Can you imagine being locked in your body, without the ability to move?

I do sometimes and it terrifies me. I experienced something a bit similar when I woke up in the middle of anesthesia, and I can’t imagine how horrible it must feel if you stay in such a state for longer. Anyhow, this story isn’t about me.

One of the stories that touched me lately is the story about a man who managed to do something incredible in such a state.
A French journalist Jean-Dominique Bauby wrote a book The Diving Bell and the Butterfly, despite being physically paralyzed by the locked-in syndrome.

He managed to do this entirely by blinking his left eyelid.

Bauby suffered a stroke on December 8, 1995, which left him paralyzed.
His right eye had to be sewn up due to an irritation problem. The entire book was written by Bauby blinking his left eyelid, using partner-assisted scanning, a transcriber repeatedly recited a French language frequency-ordered alphabet, until Bauby blinked to choose the next letter. When a person would point to each one of these letters or read them aloud to the correct letter, Bauby would blink his eyelid. Until he blinked out the entire book.

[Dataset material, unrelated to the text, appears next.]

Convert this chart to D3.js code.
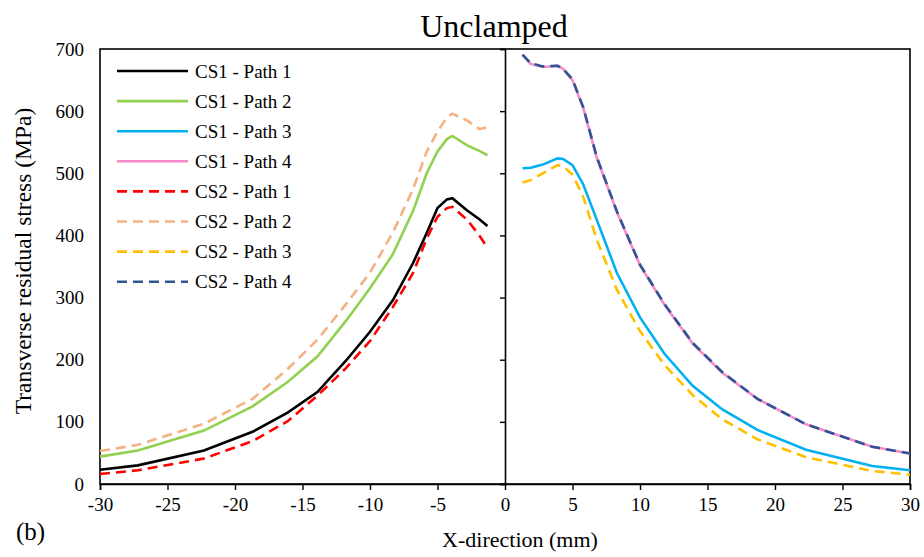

This was an amazing accomplishment.
It isn’t just the story behind the book, the book itself is a good read. He might lose the ability to move, but he certainly didn’t lose his ability to feel and express himself.

Sadly Bauby died of pneumonia two days after his work was published.

You can borrow his book here or buy it at your favorite bookstore. There is also a movie available.

What do you think after reading this story? Are you using your body in the best ways you can to live your life to the fullest?

6 thoughts on “The Story Of The Man Who Wrote A Book With Only His Eyelid Blinking”

  1. The mind, heart and spirit can truly be a force of nature. This story also reminds me of Stephen Hawking’s story and how he was able to do with such a disability too.

    Reply
    • Oh yes, Hawking did some amazing things too.

      I’d like to mention here that is no less amazing just to survive another day.

      I didn’t write about this aspect this time, but is no less important to be aware that amazing things happen in our own homes, everyday. It’s just that we sometimes don’t see them (speaking from experience).